Holidays are all about tradition. Ask anyone what they did during Rosh Hashanah 10 years ago and they will tell you they went to synagogue and prayed. But ask them what they ate this year on Rosh Hashanah, and odds are they ate the exact same thing 10 years ago...and they will be able to provide great detail about the Great Brisket Debacle of 5763. Jews aren't alone in this one.
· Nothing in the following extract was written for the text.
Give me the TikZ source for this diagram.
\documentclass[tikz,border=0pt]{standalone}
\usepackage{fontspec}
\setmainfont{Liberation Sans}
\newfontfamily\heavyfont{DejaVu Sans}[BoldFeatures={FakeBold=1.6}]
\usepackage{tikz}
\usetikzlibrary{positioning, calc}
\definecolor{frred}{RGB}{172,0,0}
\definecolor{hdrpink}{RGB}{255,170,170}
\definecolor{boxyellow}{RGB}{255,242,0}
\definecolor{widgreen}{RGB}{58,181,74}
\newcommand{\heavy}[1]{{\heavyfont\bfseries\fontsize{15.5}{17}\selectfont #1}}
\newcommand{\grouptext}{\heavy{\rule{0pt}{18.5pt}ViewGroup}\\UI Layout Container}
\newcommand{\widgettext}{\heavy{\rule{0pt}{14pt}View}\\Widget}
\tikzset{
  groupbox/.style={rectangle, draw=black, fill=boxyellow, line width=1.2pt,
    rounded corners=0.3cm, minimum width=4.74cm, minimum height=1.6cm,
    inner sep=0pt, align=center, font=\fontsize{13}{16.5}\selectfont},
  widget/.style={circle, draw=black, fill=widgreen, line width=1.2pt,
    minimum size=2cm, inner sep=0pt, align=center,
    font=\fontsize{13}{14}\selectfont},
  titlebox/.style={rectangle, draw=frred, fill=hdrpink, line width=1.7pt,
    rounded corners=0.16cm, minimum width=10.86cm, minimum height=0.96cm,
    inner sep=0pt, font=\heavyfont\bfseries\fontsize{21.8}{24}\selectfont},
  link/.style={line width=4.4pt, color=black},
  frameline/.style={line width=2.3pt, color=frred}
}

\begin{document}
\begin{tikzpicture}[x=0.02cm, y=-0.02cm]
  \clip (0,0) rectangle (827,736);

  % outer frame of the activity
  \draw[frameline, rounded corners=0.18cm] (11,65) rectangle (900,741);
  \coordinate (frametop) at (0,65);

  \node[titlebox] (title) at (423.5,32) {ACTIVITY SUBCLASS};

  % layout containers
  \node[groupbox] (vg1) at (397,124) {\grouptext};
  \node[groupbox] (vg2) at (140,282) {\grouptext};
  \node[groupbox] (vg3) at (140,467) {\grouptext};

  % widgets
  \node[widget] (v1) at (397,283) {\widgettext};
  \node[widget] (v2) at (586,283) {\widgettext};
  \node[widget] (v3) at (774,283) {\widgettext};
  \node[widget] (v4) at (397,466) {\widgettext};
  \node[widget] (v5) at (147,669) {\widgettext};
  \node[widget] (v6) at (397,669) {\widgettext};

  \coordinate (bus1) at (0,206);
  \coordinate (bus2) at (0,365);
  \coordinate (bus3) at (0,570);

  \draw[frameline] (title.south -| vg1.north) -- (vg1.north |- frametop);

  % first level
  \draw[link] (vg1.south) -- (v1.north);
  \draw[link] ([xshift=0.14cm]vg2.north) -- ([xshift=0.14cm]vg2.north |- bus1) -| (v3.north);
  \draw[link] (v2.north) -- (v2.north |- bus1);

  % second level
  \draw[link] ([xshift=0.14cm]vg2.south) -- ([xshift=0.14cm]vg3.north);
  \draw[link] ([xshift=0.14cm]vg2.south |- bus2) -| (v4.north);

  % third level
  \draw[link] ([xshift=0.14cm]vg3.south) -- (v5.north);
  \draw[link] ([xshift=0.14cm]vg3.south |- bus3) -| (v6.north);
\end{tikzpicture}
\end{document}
We have friends in New York who can't make it home for Thanksgiving and roast a turkey that could EASILY feed an entire family of six just for the two of them, so they can feel at home. (There are many weeks of turkey sandwiches in November and December at their house.) I can point to the ubiquitous fruit cakes of Christmas and I am sure there are curries, soups, roasts, and breads from every culture that provide a touch point to the past and meaning to the present.
For us it is egg salad.
Yesterday as we were getting up and ready for services, the wife and I were talking about how it was harder to be in San Francisco during the Jewish holidays. New York is the most Jewish city outside of Israel. People understand and speak Jewish there. It has deep Jewish history and longstanding community. There are fewer people in the subways on Jewish holidays but the line for every bagel place is out the door.
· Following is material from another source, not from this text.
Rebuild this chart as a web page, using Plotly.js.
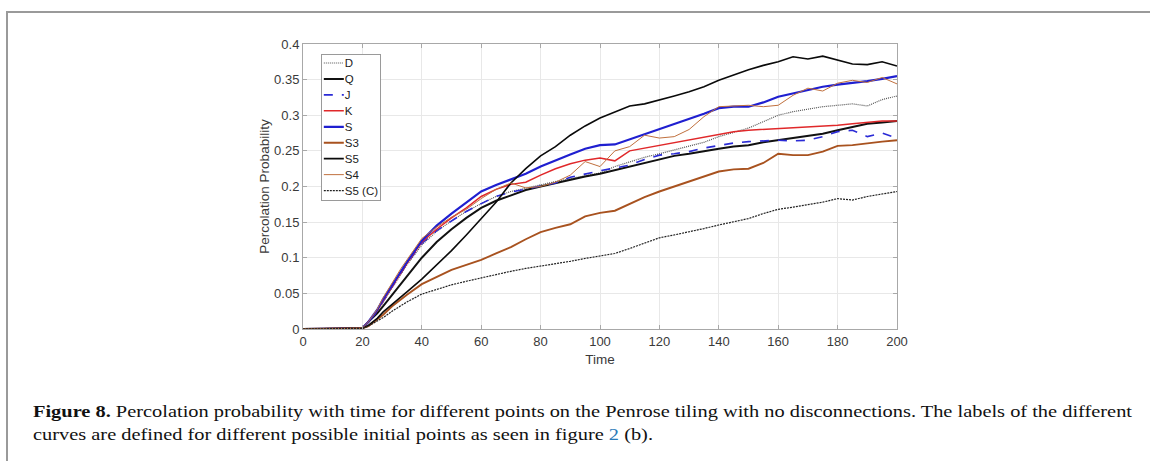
<!DOCTYPE html>
<html>
<head>
<meta charset="utf-8">
<script src="https://cdn.plot.ly/plotly-3.0.1.min.js"></script>
<style>
  html, body { margin: 0; padding: 0; background: #fff; width: 1150px; height: 461px; overflow: hidden; }
  #frame { position: absolute; left: 6px; top: 11px; width: 1200px; height: 500px; border-top: 2px solid #9a9a9a; border-left: 2px solid #9a9a9a; }
  #chart { position: absolute; left: 0; top: 0; width: 1150px; height: 380px; }
  .cap { position: absolute; left: 33px; font-family: "Liberation Serif", "DejaVu Serif", serif; font-size: 17px; line-height: 20px; color: #111; white-space: nowrap; transform-origin: 0 0; }
  .cap b { font-weight: bold; }
  .cap a { color: #2a7ab8; text-decoration: none; }
</style>
</head>
<body>
<div id="frame"></div>
<div id="chart"></div>
<div class="cap" id="cap1" style="top:402px;"><b>Figure 8.</b> Percolation probability with time for different points on the Penrose tiling with no disconnections. The labels of the different</div>
<div class="cap" id="cap2" style="top:425px;">curves are defined for different possible initial points as seen in figure <a>2</a> (b).</div>
<script>
const time = [0,5,10,15,19,20,22,25,27,30,33,35,40,45,50,55,60,65,70,75,80,85,90,95,100,105,110,115,120,125,130,135,140,145,150,155,160,165,170,175,180,185,190,195,200];

const D   = [0,0,0,0,0,0.001, 0.009,0.024,0.038,0.058,0.077,0.09, 0.118,0.137,0.152,0.165,0.176,0.186,0.193,0.198,0.203,0.207,0.211,0.215,0.219, 0.228,0.235,0.241,0.246,0.251,0.256,0.262,0.27,0.276,0.282,0.291,0.3,0.305,0.309,0.312,0.314,0.316,0.313,0.322,0.327];
const Q   = [0,0,0,0,0,0.001, 0.01,0.022,0.032,0.048,0.064,0.075, 0.1,0.122,0.14,0.156,0.17,0.18,0.188,0.195,0.2,0.205,0.209,0.214,0.218, 0.223,0.228,0.234,0.239,0.243,0.246,0.25,0.253,0.256,0.258,0.262,0.265,0.268,0.27,0.274,0.279,0.284,0.288,0.29,0.292];
const J   = [0,0,0,0,0,0.001, 0.009,0.025,0.039,0.06,0.079,0.092, 0.12,0.138,0.152,0.165,0.176,0.186,0.192,0.196,0.2,0.205,0.213,0.218,0.222, 0.226,0.23,0.238,0.244,0.246,0.249,0.254,0.258,0.261,0.263,0.264,0.265,0.264,0.265,0.27,0.277,0.279,0.27,0.275,0.268];
const K   = [0,0,0,0,0,0.001, 0.01,0.026,0.04,0.06,0.08,0.092, 0.122,0.14,0.156,0.17,0.186,0.196,0.203,0.206,0.216,0.225,0.232,0.237,0.24, 0.236,0.25,0.254,0.258,0.262,0.266,0.27,0.274,0.277,0.279,0.28,0.282,0.283,0.284,0.285,0.286,0.288,0.29,0.292,0.292];
const S   = [0,0,0,0,0,0.001, 0.01,0.027,0.042,0.062,0.082,0.094, 0.124,0.145,0.162,0.178,0.193,0.202,0.21,0.218,0.228,0.237,0.245,0.253,0.258, 0.259,0.266,0.273,0.281,0.287,0.295,0.302,0.31,0.312,0.312,0.318,0.326,0.331,0.336,0.34,0.343,0.345,0.348,0.351,0.355];
const S3  = [0,0,0,0,0,0.001, 0.004,0.013,0.02,0.032,0.042,0.048, 0.063,0.073,0.083,0.09,0.097,0.106,0.115,0.126,0.136,0.142,0.147,0.158,0.163, 0.166,0.176,0.185,0.193,0.2,0.207,0.214,0.221,0.224,0.225,0.233,0.246,0.244,0.244,0.249,0.257,0.258,0.261,0.263,0.265];
const S5  = [0,0,0,0,0,0.001, 0.005,0.015,0.024,0.035,0.045,0.052, 0.07,0.09,0.11,0.132,0.155,0.178,0.205,0.225,0.243,0.256,0.272,0.285,0.296, 0.305,0.313,0.316,0.321,0.327,0.333,0.34,0.349,0.357,0.364,0.37,0.375,0.382,0.379,0.383,0.377,0.372,0.371,0.375,0.369];
const S4  = [0,0,0,0,0,0.001, 0.01,0.028,0.044,0.065,0.085,0.097, 0.127,0.143,0.157,0.168,0.183,0.196,0.205,0.198,0.2,0.206,0.216,0.235,0.228, 0.25,0.256,0.272,0.268,0.27,0.28,0.298,0.312,0.313,0.314,0.312,0.314,0.328,0.338,0.334,0.345,0.349,0.346,0.353,0.344];
const S5C = [0,0,0,0,0,0.001, 0.004,0.011,0.016,0.025,0.033,0.038, 0.049,0.056,0.062,0.067,0.072,0.077,0.081,0.085,0.088,0.092,0.095,0.099,0.102, 0.106,0.113,0.12,0.128,0.132,0.136,0.141,0.146,0.15,0.155,0.162,0.168,0.171,0.174,0.178,0.183,0.181,0.186,0.19,0.193];

const seriesNames = ['D','Q','J','K','S','S3','S5','S4','S5 (C)'];
const seriesData  = [D, Q, J, K, S, S3, S5, S4, S5C];
const styles = [
  {color:'#555555', width:1.2, dash:'1px,1px'},
  {color:'#111111', width:2.0, dash:'solid'},
  {color:'#2b2bd6', width:1.6, dash:'dash'},
  {color:'#e0282a', width:1.5, dash:'solid'},
  {color:'#1f1fd0', width:2.2, dash:'solid'},
  {color:'#a8521f', width:1.9, dash:'solid'},
  {color:'#0a0a0a', width:1.6, dash:'solid'},
  {color:'#c0703e', width:1.0, dash:'solid'},
  {color:'#222222', width:1.2, dash:'2px,1px'}
];

const traces = seriesNames.map((n, i) => ({
  x: time, y: seriesData[i], name: n, type: 'scatter', mode: 'lines',
  line: styles[i]
}));

const axisCommon = {
  showgrid: true, gridcolor: '#e8e8e8', gridwidth: 1,
  showline: true, linecolor: '#a8a8a8', linewidth: 1, mirror: 'ticks',
  ticks: 'inside', ticklen: 4, tickcolor: '#a8a8a8',
  zeroline: false,
  tickfont: {family: 'Liberation Sans, Arial, sans-serif', size: 13, color: '#3a3a3a'},
  title: {font: {family: 'Liberation Sans, Arial, sans-serif', size: 13.5, color: '#3a3a3a'}}
};

const layout = {
  width: 1150, height: 380,
  margin: {l: 303, r: 253, t: 44, b: 51},
  paper_bgcolor: 'rgba(0,0,0,0)', plot_bgcolor: '#ffffff',
  showlegend: true,
  legend: {
    x: 0.03, y: 0.965, xanchor: 'left', yanchor: 'top',
    bgcolor: '#ffffff', bordercolor: '#9a9a9a', borderwidth: 1,
    font: {family: 'Liberation Sans, Arial, sans-serif', size: 11.5, color: '#222'},
    tracegroupgap: 0
  },
  xaxis: Object.assign({}, axisCommon, {
    range: [0, 200], tickvals: [0,20,40,60,80,100,120,140,160,180,200],
    title: Object.assign({}, axisCommon.title, {text: 'Time', standoff: 6})
  }),
  yaxis: Object.assign({}, axisCommon, {
    range: [0, 0.4], tickvals: [0,0.05,0.1,0.15,0.2,0.25,0.3,0.35,0.4],
    ticktext: ['0','0.05','0.1','0.15','0.2','0.25','0.3','0.35','0.4'],
    title: Object.assign({}, axisCommon.title, {text: 'Percolation Probability', standoff: 1})
  })
};

Plotly.newPlot('chart', traces, layout, {displayModeBar: false, staticPlot: true}).then(gd => {
  // compact legend like the MATLAB original
  const items = gd.querySelectorAll('.legend .traces');
  items.forEach((g, i) => {
    g.setAttribute('transform', 'translate(1,' + (9 + i * 15.95).toFixed(2) + ')');
    g.querySelectorAll('.legendlines path, .legendpoints path').forEach(p => {
      if (p.getAttribute('d') && p.getAttribute('d').indexOf('h30') >= 0) p.setAttribute('d', 'M2,0h20');
    });
    const t = g.querySelector('text.legendtext');
    if (t) { t.setAttribute('x', 23); t.querySelectorAll('tspan').forEach(s => { if (s.hasAttribute('x')) s.setAttribute('x', 23); }); }
    const r = g.querySelector('rect.legendtoggle');
    if (r) r.setAttribute('width', 56);
  });
  const bg = gd.querySelector('.legend rect.bg');
  if (bg) { bg.setAttribute('width', 59); bg.setAttribute('height', 146); }
  // caption width: stretch to match the original line length
  const c1 = document.getElementById('cap1'), c2 = document.getElementById('cap2');
  const s = 1099 / c1.getBoundingClientRect().width;
  c1.style.transform = 'scaleX(' + s + ')';
  c2.style.transform = 'scaleX(' + s + ')';
});
</script>
</body>
</html>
It wasn't the same in San Francisco. This isn't to say we didn't have a meaningful Yom Kippur. We enjoyed our services at Congregation Emanu-El and most of the sermons were interesting. We were invited to a lovely extended family break-the-fast with at my extremely gracious second cousin's home on the Peninsula where we ate tons of the important break-the-fast musts: smoked fish, bagels, cream cheese, herring in cream sauce, rye bread, soup, other sandwich materials, and of course cookies and cake.
But there was no egg salad. And in some ways I am glad it wasn't there.
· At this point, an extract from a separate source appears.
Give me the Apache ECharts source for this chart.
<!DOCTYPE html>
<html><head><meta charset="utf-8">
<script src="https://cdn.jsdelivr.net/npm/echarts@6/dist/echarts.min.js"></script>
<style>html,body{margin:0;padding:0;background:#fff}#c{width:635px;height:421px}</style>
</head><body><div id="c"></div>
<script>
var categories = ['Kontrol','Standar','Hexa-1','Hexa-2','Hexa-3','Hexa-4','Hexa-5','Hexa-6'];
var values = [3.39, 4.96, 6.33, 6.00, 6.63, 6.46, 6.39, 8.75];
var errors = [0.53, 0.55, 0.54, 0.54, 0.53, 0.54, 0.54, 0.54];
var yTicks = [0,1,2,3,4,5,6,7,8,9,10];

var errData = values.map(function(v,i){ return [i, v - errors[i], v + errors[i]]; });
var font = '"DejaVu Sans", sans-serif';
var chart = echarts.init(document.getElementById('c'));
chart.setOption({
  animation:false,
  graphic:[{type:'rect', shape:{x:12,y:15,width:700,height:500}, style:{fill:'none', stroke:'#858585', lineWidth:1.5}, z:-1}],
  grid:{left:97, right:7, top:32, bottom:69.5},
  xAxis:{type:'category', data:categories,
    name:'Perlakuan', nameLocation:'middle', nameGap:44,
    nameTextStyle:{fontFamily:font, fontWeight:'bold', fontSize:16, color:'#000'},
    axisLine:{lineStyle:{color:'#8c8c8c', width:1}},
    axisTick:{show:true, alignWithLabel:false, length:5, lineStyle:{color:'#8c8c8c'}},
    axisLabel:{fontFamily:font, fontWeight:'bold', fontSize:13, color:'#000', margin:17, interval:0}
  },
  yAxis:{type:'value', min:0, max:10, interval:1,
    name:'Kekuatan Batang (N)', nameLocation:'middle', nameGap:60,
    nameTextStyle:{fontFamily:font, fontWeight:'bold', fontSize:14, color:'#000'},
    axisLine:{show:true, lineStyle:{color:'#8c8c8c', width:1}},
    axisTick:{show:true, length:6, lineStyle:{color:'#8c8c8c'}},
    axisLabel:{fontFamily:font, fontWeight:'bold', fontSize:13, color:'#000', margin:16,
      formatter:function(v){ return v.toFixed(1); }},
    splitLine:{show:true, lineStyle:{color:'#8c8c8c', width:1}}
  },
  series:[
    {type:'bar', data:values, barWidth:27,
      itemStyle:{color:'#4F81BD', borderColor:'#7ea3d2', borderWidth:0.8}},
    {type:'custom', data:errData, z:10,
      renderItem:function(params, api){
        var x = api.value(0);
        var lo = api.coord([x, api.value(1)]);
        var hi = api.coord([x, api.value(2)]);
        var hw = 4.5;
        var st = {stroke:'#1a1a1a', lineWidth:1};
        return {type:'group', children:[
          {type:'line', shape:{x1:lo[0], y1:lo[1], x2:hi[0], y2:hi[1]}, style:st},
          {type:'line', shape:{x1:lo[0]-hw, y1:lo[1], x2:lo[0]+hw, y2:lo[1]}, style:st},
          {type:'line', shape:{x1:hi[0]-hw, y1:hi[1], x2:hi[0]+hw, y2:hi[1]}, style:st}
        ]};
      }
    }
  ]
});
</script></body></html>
Abby and I are still getting settled here and the ongoing changes that are inevitable in life make it extremely difficult to get comfortable in our new home. But we will keep at it. In fact, because we don't go anywhere empty handed, thanks to strong parenting on both sides of our little family, Abby made some cherry jam cookies to bring to my cousin's house. This recipe needed two eggs.
So we have egg salad just for us. It only has 10 eggs in it. But my guess is next year, we will have a few more eggs to put in a vessel along with new traditions for our this newer chapter in our lives.
Happy New Year Jews.
3 comments:
Although I'm always with my dad in New Jersey for the Yom, and I don't even like egg salad (nothing personal, you understand), I thought about you and that egg salad a thousand times yesterday!
Wishing both of you a sweet new year filled with new traditions, more settling in and ongoing ties to all your egg-salad buddies back east.
xoxo.
Thanks Jane! I thought about you and your dad looking at books on Rosh Hashanah too.
Egg salad is not part of our B-F minhag. The eggs show up in the red white and blue blintz souffle'- cherry, apple, and blueberry blintzes. But whitefish salad is.
For lunch today, I had the leftover fish, except for the whitefish salad, which my daughter-in-law took home. Dinner tonight, probably the leftover blintzes.
The break-the-fast is what makes the fast worthwhile!